▶

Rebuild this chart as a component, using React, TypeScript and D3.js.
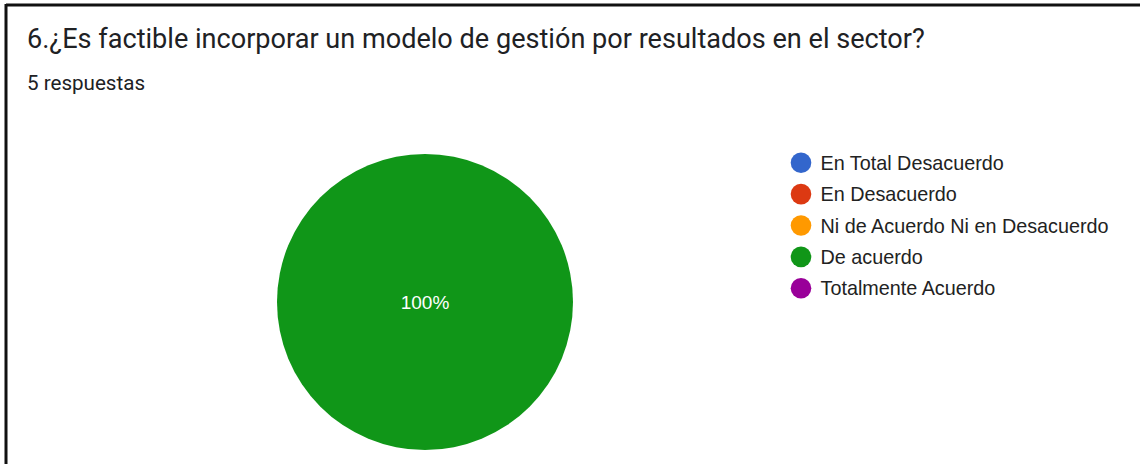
import React from "react";
import * as d3 from "d3";

const title = "6.¿Es factible incorporar un modelo de gestión por resultados en el sector?";
const subtitle = "5 respuestas";
const categories = [
  "En Total Desacuerdo",
  "En Desacuerdo",
  "Ni de Acuerdo Ni en Desacuerdo",
  "De acuerdo",
  "Totalmente Acuerdo",
];
const counts = [0, 0, 0, 5, 0];
const colors = ["#3366cc", "#dc3912", "#ff9900", "#109618", "#990099"];

const W = 1140;
const H = 464;

const App = () => {
  const cx = 425;
  const cy = 302;
  const r = 148;
  const total = d3.sum(counts);

  const pie = d3
    .pie<number>()
    .sort(null)
    .value((d) => d);
  const arcs = pie(counts);
  const arc = d3.arc<d3.PieArcDatum<number>>().innerRadius(0).outerRadius(r);

  const legendY = d3
    .scalePoint<string>()
    .domain(categories)
    .range([162.7, 288.3]);

  return (
    <div style={{ position: "absolute", left: 0, top: 0 }}>
      <svg width={W} height={H} style={{ display: "block", background: "#fff" }}>
        {/* frame of the screenshot */}
        <line x1={6} x2={W} y1={5} y2={5} stroke="#111" strokeWidth={3} />
        <line x1={6} x2={6} y1={4} y2={H} stroke="#111" strokeWidth={3} />

        <text x={27} y={48} fontFamily="Roboto, 'Open Sans', sans-serif" fontSize={27.1} fill="#202124">
          {title}
        </text>
        <text x={27} y={90} fontFamily="Roboto, sans-serif" fontSize={20.6} fill="#202124">
          {subtitle}
        </text>

        <g transform={`translate(${cx},${cy})`}>
          {arcs
            .filter((a) => a.value > 0)
            .map((a) => {
              const pct = Math.round((a.value / total) * 100);
              const [lx, ly] = pct === 100 ? [0, 0] : arc.centroid(a);
              return (
                <g key={a.index}>
                  <path d={arc(a) || ""} fill={colors[a.index]} />
                  <text
                    x={lx}
                    y={ly}
                    dy="0.35em"
                    textAnchor="middle"
                    fontFamily="'Liberation Sans', Arial, sans-serif"
                    fontSize={19}
                    fill="#fff"
                  >
                    {pct}%
                  </text>
                </g>
              );
            })}
        </g>

        <g>
          {categories.map((c, i) => (
            <g key={c} transform={`translate(801,${legendY(c)})`}>
              <circle r={10.3} fill={colors[i]} />
              <text
                x={19.5}
                dy="0.36em"
                fontFamily="'Liberation Sans', Arial, sans-serif"
                fontSize={19.8}
                fill="#222"
              >
                {c}
              </text>
            </g>
          ))}
        </g>
      </svg>
    </div>
  );
};

export default App;
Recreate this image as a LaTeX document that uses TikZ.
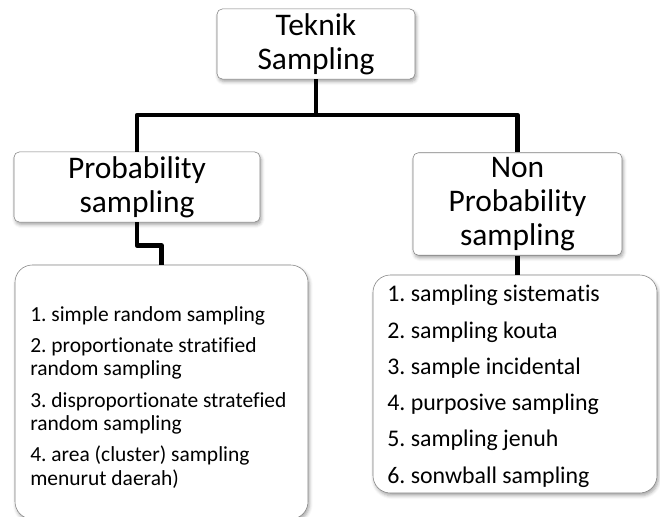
\documentclass[tikz,border=0pt]{standalone}
\usepackage{fontspec}
\setmainfont{Carlito}[Ligatures=NoCommon]
\usetikzlibrary{positioning, shadows.blur}
\tikzstyle{link} = [line width=3.5pt, line join=round]
\frenchspacing

\begin{document}
\begin{tikzpicture}[
    x=0.75pt, y=-0.75pt,
    headbox/.style={rectangle, draw=black!50, rounded corners=4pt, fill=white, align=center, font=\fontsize{23.6}{25.5}\selectfont, blur shadow={shadow xshift=1pt, shadow yshift=-2pt, shadow blur radius=2.5pt, shadow opacity=35}},
    listbox/.style={rectangle, draw=black!50, rounded corners=13pt, fill=white, blur shadow={shadow xshift=1pt, shadow yshift=-2pt, shadow blur radius=2.5pt, shadow opacity=35}},
    listtext/.style={anchor=north west, inner sep=0pt, align=left}
  ]
    \useasboundingbox (0,0) rectangle (660,517);

    % Level 1
    \node[headbox, minimum width=148.5pt, minimum height=48pt] (teknik) at (316,44) {Teknik\\Sampling};

    % Level 2
    \node[headbox, minimum width=184.5pt, minimum height=49.5pt] (prob) at (137,187) {Probability\\sampling};
    \node[headbox, minimum width=156.75pt, minimum height=73.5pt] (nonprob) at (517.5,204) {Non\\Probability\\sampling};

    % Lists
    \node[listbox, minimum width=219.75pt, minimum height=190.5pt] (problist) at (161.5,392) {};
    \node[listtext, font=\fontsize{16.1}{17.8}\selectfont] (probitems) at (30,306) {1. simple random sampling\\[5.5pt]
      2. proportionate stratified\\random sampling\\[5.5pt]
      3. disproportionate stratefied\\random sampling\\[5.5pt]
      4. area (cluster) sampling\\menurut daerah)};

    \node[listbox, minimum width=213pt, minimum height=163.5pt] (nonproblist) at (515,384) {};
    \node[listtext, font=\fontsize{17.9}{27.2}\selectfont] (nonprobitems) at (387,285) {1. sampling sistematis\\
      2. sampling kouta\\
      3. sample incidental\\
      4. purposive sampling\\
      5. sampling jenuh\\
      6. sonwball sampling};

    % Connectors
    \coordinate (bus) at (316,115);
    \draw[link] (teknik.south) -- (bus);
    \draw[link] (prob.north) |- (bus) -| (nonprob.north);
    \draw[link] (prob.south) -- ++(0,23) -| (problist.north);
    \draw[link] (nonprob.south) -- (nonprob.south |- nonproblist.north);
  \end{tikzpicture}
\end{document}
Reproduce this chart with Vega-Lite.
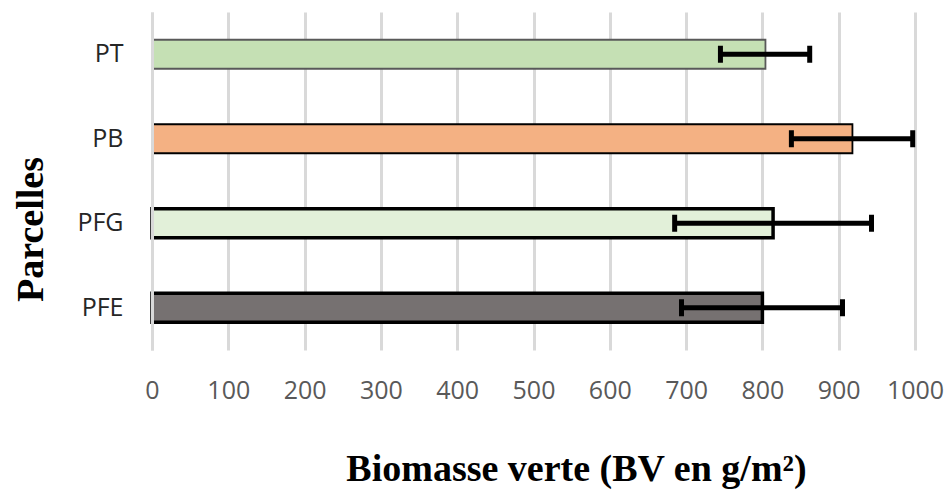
{
  "$schema": "https://vega.github.io/schema/vega-lite/v6.json",
  "width": 763,
  "height": 338,
  "autosize": {"type": "none"},
  "padding": {"left": 152, "top": 12, "right": 34, "bottom": 140},
  "background": "white",
  "config": {"view": {"stroke": null}},
  "data": {
    "values": [
      {"parcelle": "PT", "bv": 804, "lo": 745, "hi": 862},
      {"parcelle": "PB", "bv": 918, "lo": 838, "hi": 997},
      {"parcelle": "PFG", "bv": 814, "lo": 685, "hi": 943},
      {"parcelle": "PFE", "bv": 800, "lo": 694, "hi": 905}
    ]
  },
  "encoding": {
    "y": {
      "field": "parcelle",
      "type": "nominal",
      "sort": ["PT", "PB", "PFG", "PFE"],
      "scale": {"paddingInner": 0.657, "paddingOuter": 0.3285},
      "axis": {
        "zindex": 1,
        "title": "Parcelles",
        "titleFont": "Liberation Serif",
        "titleFontSize": 38,
        "titleFontWeight": "bold",
        "titleColor": "#000000",
        "titleAngle": -90,
        "titleX": -110,
        "titleY": 217,
        "titleAlign": "center",
        "titleBaseline": "alphabetic",
        "labelFont": "Open Sans",
        "labelFontSize": 25,
        "labelColor": "#262626",
        "labelPadding": 29,
        "ticks": false,
        "tickSize": 0,
        "grid": false,
        "domain": true,
        "domainColor": "#d9d9d9",
        "domainWidth": 3
      }
    }
  },
  "layer": [
    {
      "mark": {"type": "bar"},
      "encoding": {
        "x": {
          "field": "bv",
          "type": "quantitative",
          "scale": {"domain": [0, 1000], "nice": false},
          "axis": {
            "values": [0, 100, 200, 300, 400, 500, 600, 700, 800, 900, 1000],
            "format": "d",
            "title": "Biomasse verte (BV en g/m²)",
            "titleFont": "Liberation Serif",
            "titleFontSize": 38,
            "titleFontWeight": "bold",
            "titleColor": "#000000",
            "titleX": 424,
            "titleY": 130,
            "titleAlign": "center",
            "titleBaseline": "alphabetic",
            "labelFont": "Open Sans",
            "labelFontSize": 25,
            "labelColor": "#595959",
            "labelBaseline": "alphabetic",
            "labelPadding": 48,
            "labelFlush": false,
            "labelOverlap": false,
            "ticks": false,
            "tickSize": 0,
            "domain": false,
            "grid": true,
            "gridColor": "#d9d9d9",
            "gridWidth": 3
          }
        },
        "fill": {
          "field": "parcelle",
          "type": "nominal",
          "scale": {"domain": ["PT", "PB", "PFG", "PFE"], "range": ["#C5E0B4", "#F4B183", "#E2F0D9", "#767171"]},
          "legend": null
        },
        "stroke": {
          "field": "parcelle",
          "type": "nominal",
          "scale": {"domain": ["PT", "PB", "PFG", "PFE"], "range": ["#595959", "#000000", "#000000", "#000000"]},
          "legend": null
        },
        "strokeWidth": {
          "condition": {"test": "datum.parcelle === 'PFG' || datum.parcelle === 'PFE'", "value": 3.5},
          "value": 1.8
        },
        "fillOpacity": {"value": 1}
      }
    },
    {
      "mark": {"type": "rule", "color": "#000000", "strokeWidth": 5},
      "encoding": {
        "x": {"field": "lo", "type": "quantitative"},
        "x2": {"field": "hi"}
      }
    },
    {
      "mark": {"type": "tick", "color": "#000000", "thickness": 5, "size": 17, "opacity": 1},
      "encoding": {
        "x": {"field": "lo", "type": "quantitative"}
      }
    },
    {
      "mark": {"type": "tick", "color": "#000000", "thickness": 5, "size": 17, "opacity": 1},
      "encoding": {
        "x": {"field": "hi", "type": "quantitative"}
      }
    }
  ]
}
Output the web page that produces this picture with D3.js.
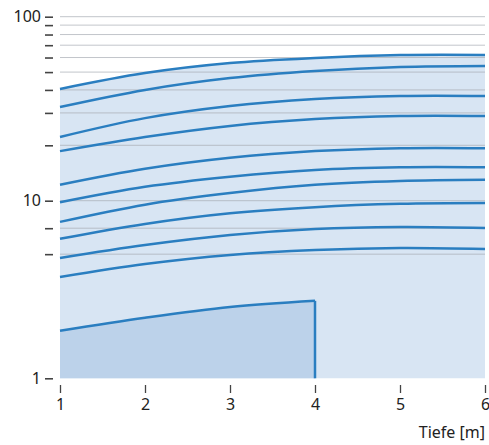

◀

What is expected: Copy each line above that contains the word "chart".

Solution for this problem:
Rebuild this chart as a component, using React, TypeScript and D3.js.
Reproduce this chart with Vega-Lite.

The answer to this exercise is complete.